Task goal: Leaving out every picture, retype the lines below from the top through the one that contains "return (px - L) / pw".

Dataset extract:
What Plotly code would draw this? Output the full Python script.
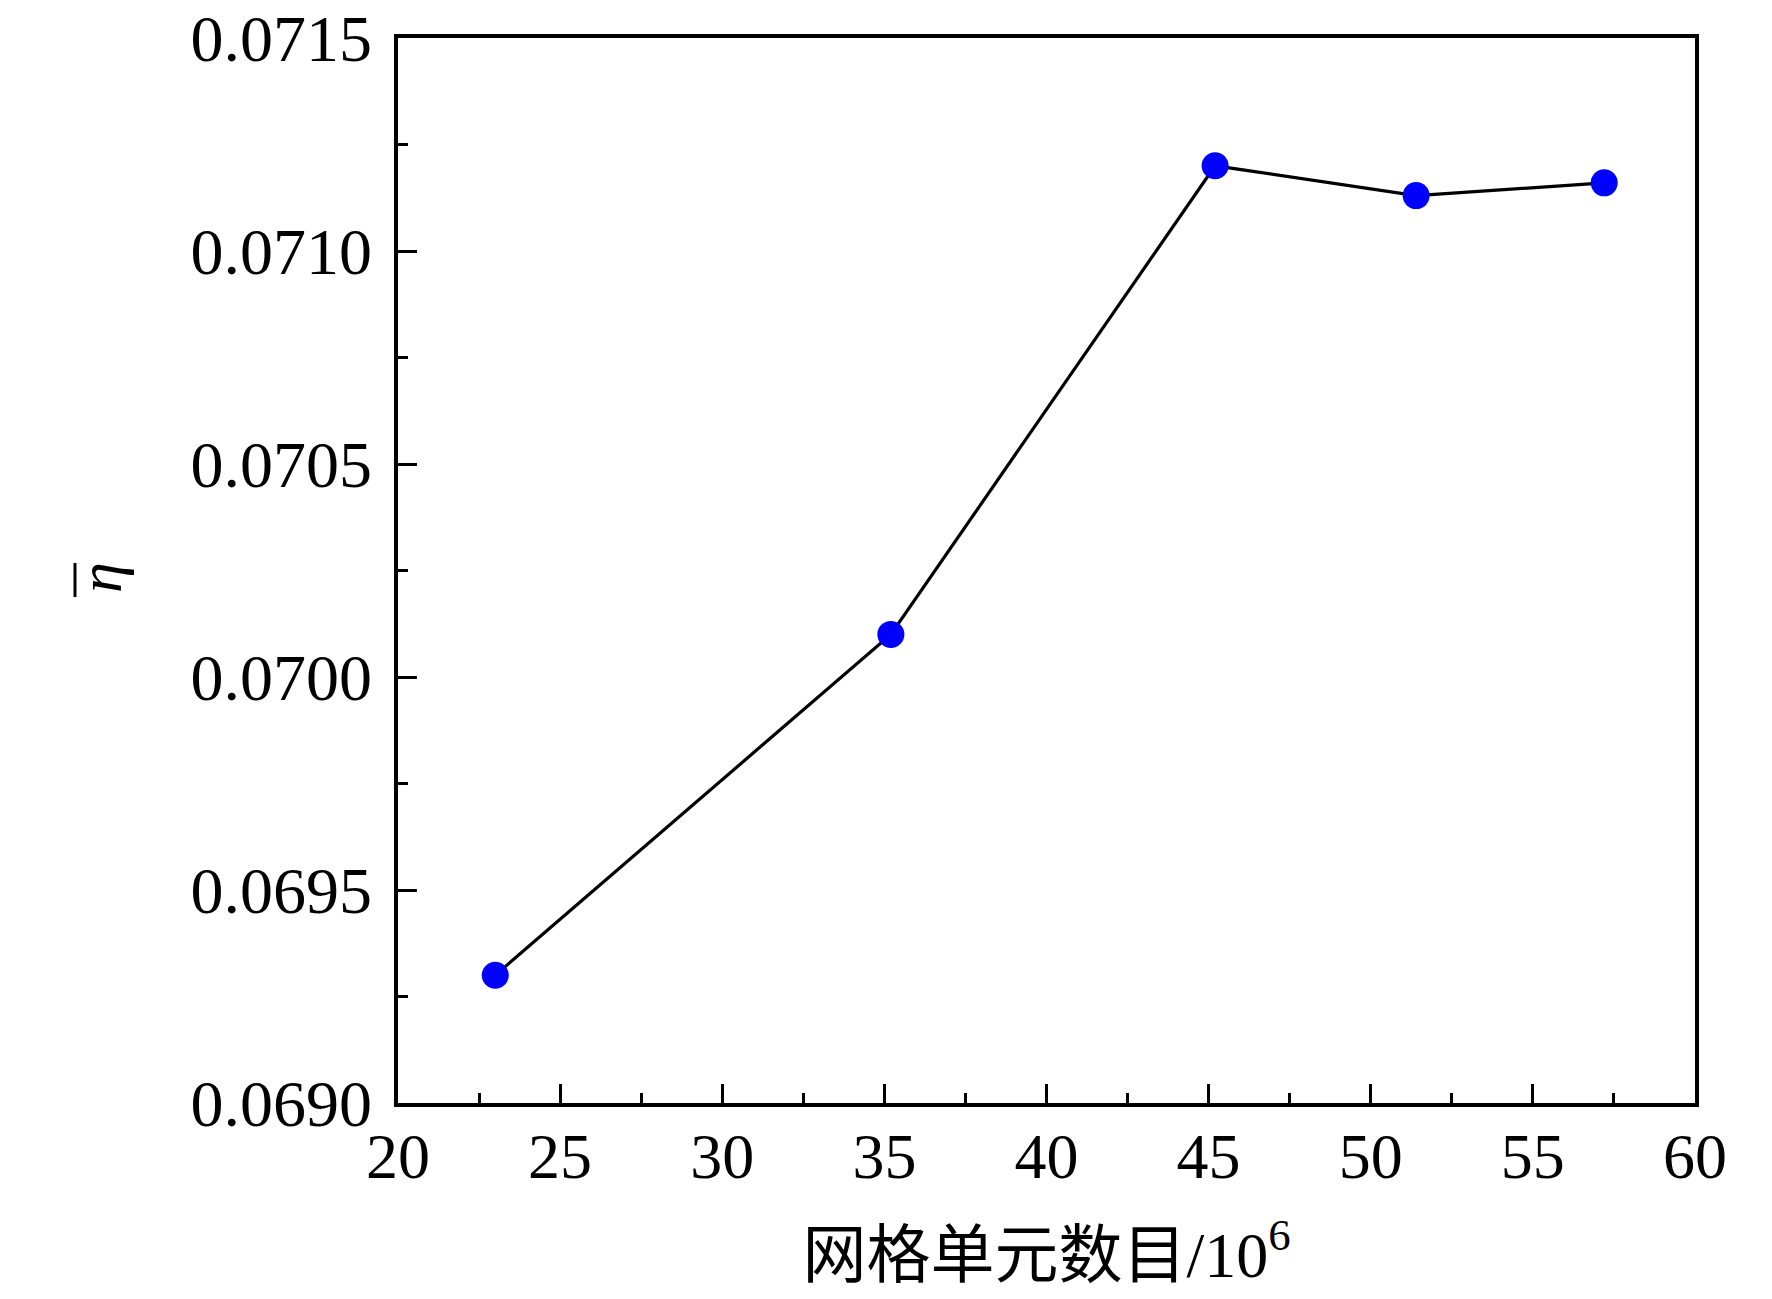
import plotly.graph_objects as go

mesh_count = [23.0, 35.2, 45.2, 51.4, 57.2]
eta_mean = [0.06930, 0.07010, 0.07120, 0.07113, 0.07116]

x_title = "网格单元数目/10<sup>6</sup>"
y_symbol = "<i>η</i>"

font_family = "Liberation Serif, 'Times New Roman', 'Noto Sans CJK SC', serif"

W, H = 1772, 1299
L, R, T, B = 390, 85, 30, 204
pw, ph = W - L - R, H - T - B

def px_to_paper_x(px):
    return (px - L) / pw

def px_to_paper_y(py):
    return 1 - (py - T) / ph

fig = go.Figure()
fig.add_trace(go.Scatter(
    x=mesh_count, y=eta_mean, mode="lines+markers",
    line=dict(color="black", width=3.2),
    marker=dict(color="#0000FF", size=27),
    showlegend=False,
))

fig.update_layout(
    width=W, height=H,
    margin=dict(l=L, r=R, t=T, b=B, autoexpand=False),
    paper_bgcolor="white", plot_bgcolor="white",
    font=dict(family=font_family, color="black", size=66),
)
fig.update_xaxes(
    range=[20, 60], dtick=5, tick0=20, automargin=False,
    showline=True, linecolor="black", linewidth=3.5, mirror=True,
    ticks="inside", ticklen=19, tickwidth=2.5, tickcolor="black",
    minor=dict(ticks="inside", ticklen=10, dtick=2.5, tickwidth=2.5, tickcolor="black"),
    showgrid=False, zeroline=False,
    tickfont=dict(size=64), ticklabelstandoff=-6, ticklabeloverflow="allow",
    title=dict(text=x_title, font=dict(size=64), standoff=43),
)
fig.update_yaxes(
    range=[0.0690, 0.0715], dtick=0.0005, tick0=0.0690, tickformat=".4f",
    automargin=False,
    showline=True, linecolor="black", linewidth=3.5, mirror=True,
    ticks="inside", ticklen=19, tickwidth=2.5, tickcolor="black",
    minor=dict(ticks="inside", ticklen=10, dtick=0.00025, tickwidth=2.5, tickcolor="black"),
    showgrid=False, zeroline=False,
    tickfont=dict(size=66), ticklabelstandoff=9, ticklabeloverflow="allow",
)

# y-axis title: italic eta with an overline (rotated)
fig.add_annotation(
    text=y_symbol, xref="paper", yref="paper",
    x=px_to_paper_x(92), y=px_to_paper_y(570),
    xanchor="center", yanchor="middle", textangle=-90,
    showarrow=False, font=dict(size=62),
)
fig.add_shape(
    type="line", xref="paper", yref="paper",
    x0=px_to_paper_x(67), x1=px_to_paper_x(67),
    y0=px_to_paper_y(555), y1=px_to_paper_y(589),
    line=dict(color="black", width=3),
)

fig.write_html("out.html")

Exercise response:
What Plotly code would draw this? Output the full Python script.
import plotly.graph_objects as go

mesh_count = [23.0, 35.2, 45.2, 51.4, 57.2]
eta_mean = [0.06930, 0.07010, 0.07120, 0.07113, 0.07116]

x_title = "网格单元数目/10<sup>6</sup>"
y_symbol = "<i>η</i>"

font_family = "Liberation Serif, 'Times New Roman', 'Noto Sans CJK SC', serif"

W, H = 1772, 1299
L, R, T, B = 390, 85, 30, 204
pw, ph = W - L - R, H - T - B

def px_to_paper_x(px):
    return (px - L) / pw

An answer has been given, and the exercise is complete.